O’Keeffe Shares Irish Heritage, Novellas

Last week’s author in the Living Writers series did not have to travel more than two flights downstairs to speak in the Ho Lecture Room of Lawrence Hall. Last Thursday, November 12, Assistant Professor of English and renowned Irish author Patrick O’Keeffe led a reading and discussion for the weekly series. There were not enough chairs for the large crowd in the room, demonstrating the support that O’Keeffe has in the Colgate community.

Among other accolades, O’Keeffe has won the 2005 Story Prize, an annual honor for an outstanding collection of short fiction, for The Hill Road. The students in the Living Writers course read this celebrated collection of four novellas that characterizes ordinary people living in rural Ireland.

“I really enjoyed the book. I thought it was interesting that he said the stories from The Hill Road came very naturally to him because he grew up in the landscape and setting in which they’re written,” senior Annie Ben-Ami, who is in the Living Writers course, said.

O’Keeffe relayed that he had a close connection to the landscapes of his novellas of The Hill Road because of his childhood home in County Limerick, Ireland. In The Hill Road, O’Keeffe’s stories shine through in the conversations characters have with each other.

 “Patrick is hyper-attuned to the ways in which people signal their feelings and intentions and pain in words, as well as in silence,” Associate Professor of English and co-instructor of the Living Writer’s course Jennifer Brice said of her colleague’s awareness of people and its influence on his writing style.

O’Keeffe began with a short introduction of himself where attendees learned that he was born on a dairy farm in Ireland and that he spent the first half of his life in rural and urban Ireland.

“I longed to write but I kept it to myself,” O’Keeffe said.

O’Keeffe proceeded to read from a novel he is currently working on, which is set in both the U.S. and Ireland. The selection he read depicted an honest conversation between a man and a woman, set in the city of Dublin.

“As a writer you’re always trying to push yourself to do something you haven’t done,” O’Keeffe said, in regard to setting this particular story in an urban center.

After the reading, O’Keeffe opened himself up to questions from the audience.

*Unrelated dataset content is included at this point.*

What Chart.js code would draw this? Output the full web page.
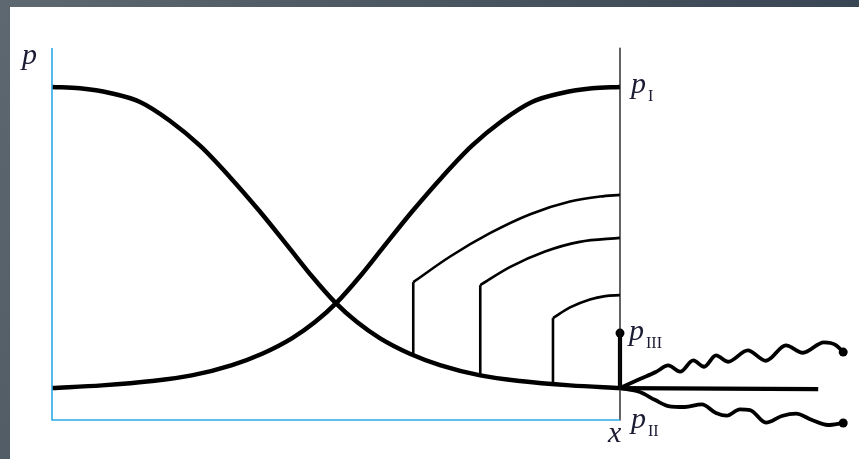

Most of them were about The Hill Road, and connecting his novels’ landscapes to his personal experiences.

“I wouldn’t write about a place I haven’t been,” O’Keeffe said. “Where you live and where you grow up affects you enormously.”

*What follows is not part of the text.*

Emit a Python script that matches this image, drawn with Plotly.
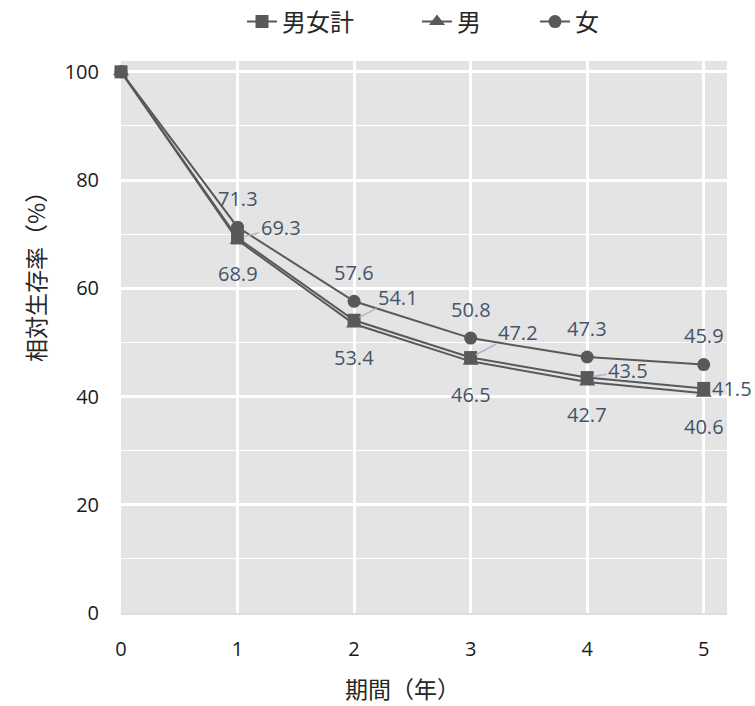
import plotly.graph_objects as go

years = [0, 1, 2, 3, 4, 5]
total = [100, 69.3, 54.1, 47.2, 43.5, 41.5]
male = [100, 68.9, 53.4, 46.5, 42.7, 40.6]
female = [100, 71.3, 57.6, 50.8, 47.3, 45.9]
series_names = ["男女計", "男", "女"]

# label offsets for the 男女計 labels (pixels: right, up)
total_offsets = [None, (43, 10), (44, 23), (47, 25), (41, 7), (28, 0)]

LINE = "#595959"
LBL = "#44546a"
NUMFONT = "Segoe UI, Open Sans, Noto Sans, sans-serif"
JPFONT = "Noto Sans CJK JP, sans-serif"

PL, PR, PT, PB = 121, 28, 61, 93
W, H = 755, 706
PW = W - PL - PR
PH = H - PT - PB


def px_x(p):
    return (p - PL) / PW


def px_y(p):
    return (H - PB - p) / PH


legend_ids = ["legend", "legend2", "legend3"]
legend_left_px = [242, 417, 535]

fig = go.Figure()
for i, (name, vals, sym) in enumerate([(series_names[0], total, "square"),
                                       (series_names[1], male, "triangle-up"),
                                       (series_names[2], female, "circle")]):
    fig.add_trace(go.Scatter(
        x=years, y=vals, name=name, mode="lines+markers",
        line=dict(color=LINE, width=2),
        marker=dict(symbol=sym, size=13 if sym != "triangle-up" else 14, color=LINE),
        cliponaxis=False, legend=legend_ids[i],
    ))

# female labels above
for x, v in zip(years[1:], female[1:]):
    fig.add_annotation(x=x, y=v, text=f"{v}", showarrow=False, yshift=29,
                       font=dict(size=20, color=LBL, family=NUMFONT))
# male labels below
for x, v in zip(years[1:], male[1:]):
    fig.add_annotation(x=x, y=v, text=f"{v}", showarrow=False, yshift=-33,
                       font=dict(size=20, color=LBL, family=NUMFONT))
# total labels right with leader lines
for x, v, off in zip(years[1:], total[1:], total_offsets[1:]):
    dx, dy = off
    if dx > 30:
        fig.add_annotation(x=x, y=v, text=f"{v}", showarrow=True,
                           ax=dx, ay=-dy, arrowhead=0, arrowwidth=1.5,
                           arrowcolor="#a9b8cc", standoff=6,
                           font=dict(size=20, color=LBL, family=NUMFONT))
    else:
        fig.add_annotation(x=x, y=v, text=f"{v}", showarrow=False,
                           xshift=dx, yshift=dy,
                           font=dict(size=20, color=LBL, family=NUMFONT))

# axis titles
fig.add_annotation(xref="paper", yref="paper", x=px_x(35), y=px_y(271),
                   xanchor="center", yanchor="middle",
                   text="相対生存率（%）", textangle=-90, showarrow=False,
                   font=dict(size=23, color="#262626", family=JPFONT))
fig.add_annotation(xref="paper", yref="paper", x=px_x(402), y=px_y(688),
                   xanchor="center", yanchor="middle",
                   text="期間（年）", showarrow=False,
                   font=dict(size=23, color="#262626", family=JPFONT))

leg_common = dict(orientation="h", xanchor="left", yanchor="middle",
                  font=dict(size=24, color="#262626", family=JPFONT),
                  bgcolor="rgba(0,0,0,0)")
layout_legends = {}
for lid, lx in zip(legend_ids, legend_left_px):
    layout_legends[lid] = dict(leg_common, x=px_x(lx), y=px_y(22))

fig.update_layout(
    width=W, height=H,
    margin=dict(l=PL, r=PR, t=PT, b=PB, autoexpand=False),
    paper_bgcolor="white",
    plot_bgcolor="#e4e4e4",
    showlegend=True,
    xaxis=dict(range=[0, 5.2], tickvals=years, showgrid=True, gridcolor="white",
               gridwidth=3, zeroline=False, showline=True, linecolor="#d9dee6",
               linewidth=2, ticks="", ticklabelstandoff=17,
               tickfont=dict(size=20, color="#1a1a1a", family=NUMFONT)),
    yaxis=dict(range=[0, 102], tickvals=[0, 20, 40, 60, 80, 100], showgrid=True,
               gridcolor="white", gridwidth=3, zeroline=False, showline=False,
               ticks="", ticklabelstandoff=21,
               minor=dict(dtick=10, showgrid=True, gridcolor="white", gridwidth=1),
               tickfont=dict(size=20, color="#1a1a1a", family=NUMFONT)),
    **layout_legends,
)

fig.write_html("out.html")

O’Keeffe has been compared to such Irish writers as William Trevor and James Joyce by The Baltimore Sun. Soon after the latter comparison was made in 2005, O’Keeffe modestly commented that it was “just  too much.” Another request was made last Thursday for O’Keeffe to comment on this comparison, which was mentioned in Thomas A. Bartlett Chair and Professor of English Jane Pinchin’s introduction of the writer.

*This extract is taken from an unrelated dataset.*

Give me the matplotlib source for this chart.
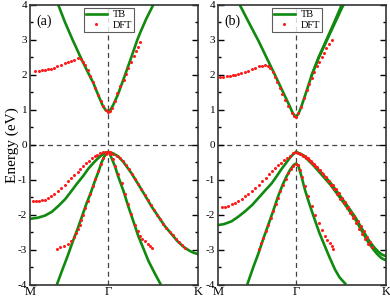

“It’s awful. I have a hard time with that label,” O’Keeffe said, again with marked humility.

Brice praised O’Keeffe, reaffirming what The Baltimore Sun said four years ago.

“I think he’s a writer of the first rank, and comparisons to James Joyce, John McGahern, William Trevor and D. H. Lawrence are not overblown,” Brice said. “Every time I read his novellas, I feel lucky all over again that the person who put those sentences together works across the hall from me.”